== RECORDS SHOWN ==

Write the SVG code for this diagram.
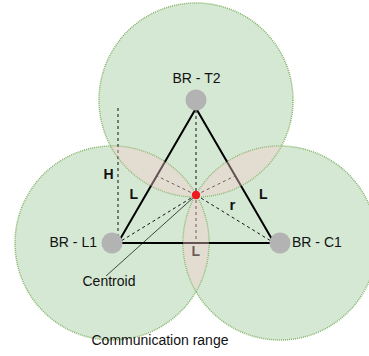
<svg xmlns="http://www.w3.org/2000/svg" width="369" height="356" viewBox="0 0 369 356">
  <style>
    .range-fill { fill: #d5e8d4; stroke: none; }
    .range-edge { fill: none; stroke: #82b366; stroke-width: 1.5; stroke-dasharray: 1 1; }
    .overlap { fill: #f8cecc; fill-opacity: 0.4; stroke: none; }
    .side { stroke: #000; stroke-width: 2; fill: none; stroke-linecap: round; }
    .dash { stroke: #111; stroke-width: 1; fill: none; stroke-dasharray: 3 3; }
    .pointer { stroke: #000; stroke-width: 0.7; fill: none; }
    .br { fill: #b3b3b3; stroke: none; }
    .label { font-family: "Liberation Sans", Arial, Helvetica, sans-serif; font-size: 14px; fill: #111; }
    .dim { font-family: "Liberation Sans", Arial, Helvetica, sans-serif; font-size: 14px; font-weight: bold; fill: #111; }
  </style>

  <!-- communication ranges of the three border routers -->
  <g id="ranges">
    <circle class="range-fill" cx="196" cy="100" r="97"/>
    <circle class="range-fill" cx="112" cy="243" r="97"/>
    <circle class="range-fill" cx="280" cy="243" r="97"/>
    <circle class="range-edge" cx="196" cy="100" r="97"/>
    <circle class="range-edge" cx="112" cy="243" r="97"/>
    <circle class="range-edge" cx="280" cy="243" r="97"/>
  </g>

  <!-- triangle sides, heights and helper lines -->
  <g id="connectors">
    <line class="side" x1="195" y1="110" x2="119" y2="241"/>
    <line class="side" x1="197" y1="110" x2="273" y2="241"/>
    <line class="side" x1="121" y1="243" x2="271" y2="243"/>
    <line class="dash" x1="196" y1="110" x2="196" y2="243"/>
    <line class="dash" x1="118" y1="108" x2="118" y2="236"/>
    <line class="dash" x1="196" y1="195" x2="121" y2="241"/>
    <line class="dash" x1="196" y1="195" x2="271" y2="241"/>
    <line class="dash" x1="196" y1="195" x2="157" y2="176"/>
    <line class="dash" x1="196" y1="195" x2="235" y2="176"/>
    <line class="pointer" x1="194" y1="197" x2="106" y2="276"/>
  </g>

  <!-- side and distance labels -->
  <g id="dimensions">
    <text class="dim" x="103.5" y="178.5">H</text>
    <text class="dim" x="129.5" y="199">L</text>
    <text class="dim" x="259" y="199">L</text>
    <text class="dim" x="229.5" y="210" style="font-size:15px">r</text>
    <text class="dim" x="191.5" y="256">L</text>
  </g>

  <!-- pairwise overlap lenses -->
  <g id="overlaps">
    <path class="overlap" d="M110.6 146.01 A97 97 0 0 0 197.4 196.99 A97 97 0 0 0 110.6 146.01 Z"/>
    <path class="overlap" d="M281.4 146.01 A97 97 0 0 1 194.6 196.99 A97 97 0 0 1 281.4 146.01 Z"/>
    <path class="overlap" d="M196 194.49 A97 97 0 0 1 196 291.51 A97 97 0 0 1 196 194.49 Z"/>
  </g>

  <g id="centroid">
    <circle cx="196" cy="195" r="4.2" fill="#f01a1e"/>
    <text class="label" x="82.5" y="286">Centroid</text>
  </g>

  <g id="node-t2">
    <circle class="br" cx="196" cy="100" r="10.5"/>
    <text class="label" x="196.5" y="83" text-anchor="middle">BR - T2</text>
  </g>

  <g id="node-l1">
    <circle class="br" cx="112" cy="243" r="10.5"/>
    <text class="label" x="97" y="247" text-anchor="end">BR - L1</text>
  </g>

  <g id="node-c1">
    <circle class="br" cx="280" cy="243" r="10.5"/>
    <text class="label" x="292" y="247">BR - C1</text>
  </g>

  <g id="range-caption">
    <text class="label" x="91.5" y="345">Communication range</text>
  </g>
</svg>
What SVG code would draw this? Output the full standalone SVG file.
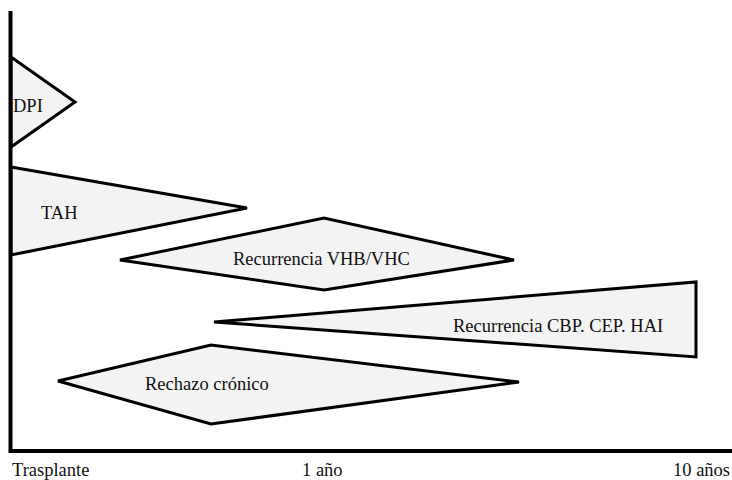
<svg xmlns="http://www.w3.org/2000/svg" width="732" height="480" viewBox="0 0 732 480">
<style>
.shape{fill:#f3f3f3;stroke:#000;stroke-width:3;stroke-linejoin:miter}
.axis{fill:none;stroke:#000;stroke-width:4}
text{font-family:"Liberation Serif","Times New Roman",serif;font-size:18.5px;fill:#111}
</style>
<rect width="732" height="480" fill="#fff"/>
<g id="dpi"><polygon class="shape" points="11,57 75,102 11,147"/><text x="13" y="112">DPI</text></g>
<g id="tah"><polygon class="shape" points="11,167 247,208 11,255"/><text x="41" y="219">TAH</text></g>
<g id="vhb"><polygon class="shape" points="120,260 324,218 514,260 324,290"/><text x="233" y="265">Recurrencia VHB/VHC</text></g>
<g id="cbp"><polygon class="shape" points="214,322 696,282 696,357"/><text x="453" y="332">Recurrencia CBP. CEP. HAI</text></g>
<g id="rechazo"><polygon class="shape" points="58,381 211,345 519,382 211,424"/><text x="145" y="390">Rechazo crónico</text></g>
<g id="axes"><polyline class="axis" points="10.5,11 10.5,451 732,451"/></g>
<g id="labels"><text x="12" y="476">Trasplante</text><text x="302" y="476">1 año</text><text x="673" y="476">10 años</text></g>
</svg>
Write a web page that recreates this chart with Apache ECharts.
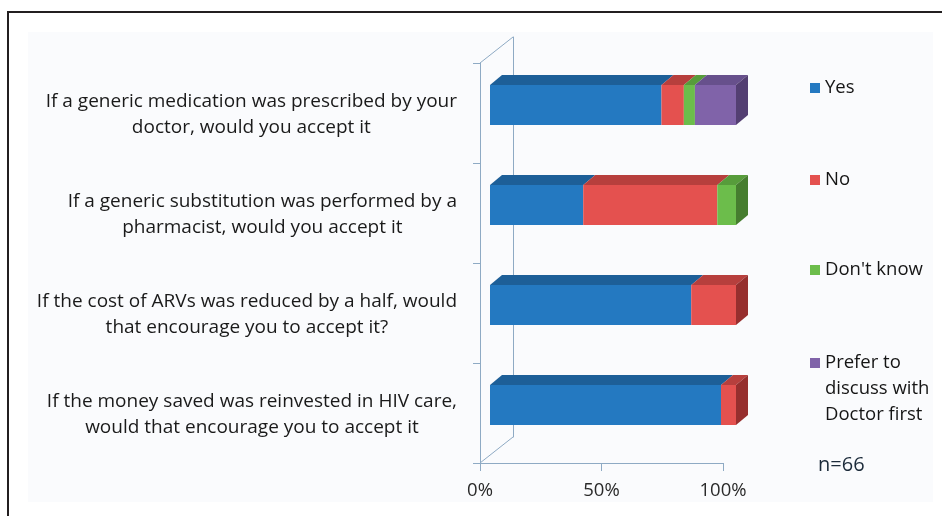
<!DOCTYPE html>
<html><head><meta charset="utf-8">
<script src="https://cdn.jsdelivr.net/npm/echarts@6/dist/echarts.min.js"></script>
<style>html,body{margin:0;padding:0;background:#fff}#c{width:942px;height:516px}</style>
</head><body><div id="c"></div>
<script>
// ---- data ----
const categories = [
  "If a generic medication was prescribed by your\ndoctor, would you accept it",
  "If a generic substitution was performed by a\npharmacist, would you accept it",
  "If the cost of ARVs was reduced by a half, would\nthat encourage you to accept it?",
  "If the money saved was reinvested in HIV care,\nwould that encourage you to accept it"
];
const seriesNames = ["Yes", "No", "Don't know", "Prefer to discuss with Doctor first"];
const yesValues = [69.7, 37.9, 81.8, 93.9];
const noValues = [9.1, 54.5, 18.2, 6.1];
const dontKnowValues = [4.5, 7.6, 0, 0];
const preferValues = [16.7, 0, 0, 0];
const xTickLabels = ["0%", "50%", "100%"];
const sampleNote = "n=66";

// ---- styles / layout ----
const FONT = "'Open Sans', 'Liberation Sans', sans-serif";
const AXIS_COLOR = '#8eaac4';
const palette = [
  {front: '#2479c1', top: '#1d5f98', side: '#174b7a'},
  {front: '#e4514f', top: '#b73f3d', side: '#962f2e'},
  {front: '#6cbd4b', top: '#579c3b', side: '#467d2f'},
  {front: '#8063a9', top: '#67508c', side: '#533f72'}
];
const allValues = [yesValues, noValues, dontKnowValues, preferValues];
const DX = 12, DY = -10;
const FRONT = {left: 480, top: 63, width: 243, height: 400};
const BACK = {left: 513, top: 37, height: 400};
const BARS = {left: 490, top: 55, width: 246, height: 400};

function makeSeries(idx) {
  const c = palette[idx];
  const data = [];
  categories.forEach((cat, i) => {
    let start = 0;
    for (let k = 0; k < idx; k++) start += allValues[k][i];
    const v = allValues[idx][i];
    if (!(v > 0)) return;
    let isLast = 1;
    for (let k = idx + 1; k < allValues.length; k++) if (allValues[k][i] > 0) isLast = 0;
    data.push([i, start, start + v, isLast]);
  });
  return {
    type: 'custom', name: seriesNames[idx], xAxisIndex: 0, yAxisIndex: 0,
    itemStyle: {color: c.front},
    encode: {x: [1, 2], y: 0},
    data: data,
    silent: true,
    renderItem: function (params, api) {
      const cat = api.value(0);
      const p0 = api.coord([api.value(1), cat]);
      const p1 = api.coord([api.value(2), cat]);
      const h = api.size([0, 1])[1] * 0.4;
      const x0 = p0[0], x1 = p1[0], yt = p0[1] - h / 2, yb = p0[1] + h / 2;
      const children = [
        {type: 'polygon', shape: {points: [[x0, yt], [x1, yt], [x1 + DX, yt + DY], [x0 + DX, yt + DY]]}, style: {fill: c.top}},
        {type: 'rect', shape: {x: x0, y: yt, width: x1 - x0, height: h}, style: {fill: c.front}}
      ];
      if (api.value(3)) {
        children.push({type: 'polygon', shape: {points: [[x1, yt], [x1 + DX, yt + DY], [x1 + DX, yb + DY], [x1, yb]]}, style: {fill: c.side}});
      }
      return {type: 'group', children: children};
    }
  };
}

const legendTops = [75, 167, 257, 298];
const legends = seriesNames.map((n, i) => ({
  data: [n], orient: 'vertical', left: 810, top: legendTops[i], padding: 0,
  itemWidth: 10, itemHeight: 10, icon: 'rect', selectedMode: false,
  formatter: i === 3 ? ' \n \nPrefer to\ndiscuss with\nDoctor first' : '{name}',
  textStyle: {fontSize: 18.5, color: '#151515', fontFamily: FONT, lineHeight: 26}
}));

const chart = echarts.init(document.getElementById('c'), null, {renderer: 'canvas'});
chart.setOption({
  animation: false,
  backgroundColor: '#ffffff',
  legend: legends,
  grid: [
    {left: BARS.left, top: BARS.top, width: BARS.width, height: BARS.height},
    {left: FRONT.left, top: FRONT.top, width: FRONT.width, height: FRONT.height},
    {left: BACK.left, top: BACK.top, width: 10, height: BACK.height}
  ],
  xAxis: [
    {gridIndex: 0, type: 'value', min: 0, max: 100, show: false},
    {gridIndex: 1, type: 'value', min: 0, max: 100, interval: 50,
      axisLine: {show: true, lineStyle: {color: AXIS_COLOR, width: 1}},
      axisTick: {show: true, length: 8, lineStyle: {color: AXIS_COLOR}},
      splitLine: {show: false},
      axisLabel: {margin: 18, color: '#2a2a2a', fontSize: 18.5, fontFamily: FONT,
        formatter: function (v) { return xTickLabels[Math.round(v / 50)] || ''; }}},
    {gridIndex: 2, type: 'value', show: false}
  ],
  yAxis: [
    {gridIndex: 0, type: 'category', data: categories, inverse: true, show: false},
    {gridIndex: 1, type: 'category', data: categories, inverse: true,
      axisLine: {show: true, lineStyle: {color: AXIS_COLOR, width: 1}},
      axisTick: {show: true, length: 7, lineStyle: {color: AXIS_COLOR}},
      axisLabel: {margin: 23, align: 'right', color: '#1a1a1a', fontFamily: FONT,
        formatter: function (v) { return v.split('\n').map(l => '{a|' + l + '}').join('\n'); },
        rich: {a: {align: 'center', fontSize: 19, lineHeight: 26, color: '#1a1a1a', fontFamily: FONT, padding: [4, 0, 0, 0]}}}},
    {gridIndex: 2, type: 'value', min: 0, max: 1,
      axisLine: {show: true, onZero: false, lineStyle: {color: AXIS_COLOR, width: 1}},
      axisTick: {show: false}, axisLabel: {show: false}, splitLine: {show: false}}
  ],
  graphic: [
    {type: 'rect', z: -10, shape: {x: 28, y: 32, width: 905, height: 470}, style: {fill: '#fafbfd'}},
    {type: 'line', z: 5, shape: {x1: 7, y1: 12, x2: 942, y2: 12}, style: {stroke: '#231f20', lineWidth: 2}},
    {type: 'line', z: 5, shape: {x1: 8, y1: 12, x2: 8, y2: 516}, style: {stroke: '#231f20', lineWidth: 2}},
    {type: 'line', shape: {x1: FRONT.left, y1: FRONT.top, x2: BACK.left, y2: BACK.top}, style: {stroke: AXIS_COLOR, lineWidth: 1}},
    {type: 'line', shape: {x1: FRONT.left, y1: FRONT.top + FRONT.height, x2: BACK.left, y2: BACK.top + BACK.height}, style: {stroke: AXIS_COLOR, lineWidth: 1}},
    {type: 'text', left: 818, top: 455, style: {text: sampleNote, fontSize: 20, fill: '#1c2b3a', fontFamily: FONT}}
  ],
  series: seriesNames.map((n, i) => makeSeries(i))
});
</script>
</body></html>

== AIM ==
Report only the count of lines that include the string "with".

== RESULT FOR THIS EXERCISE ==
3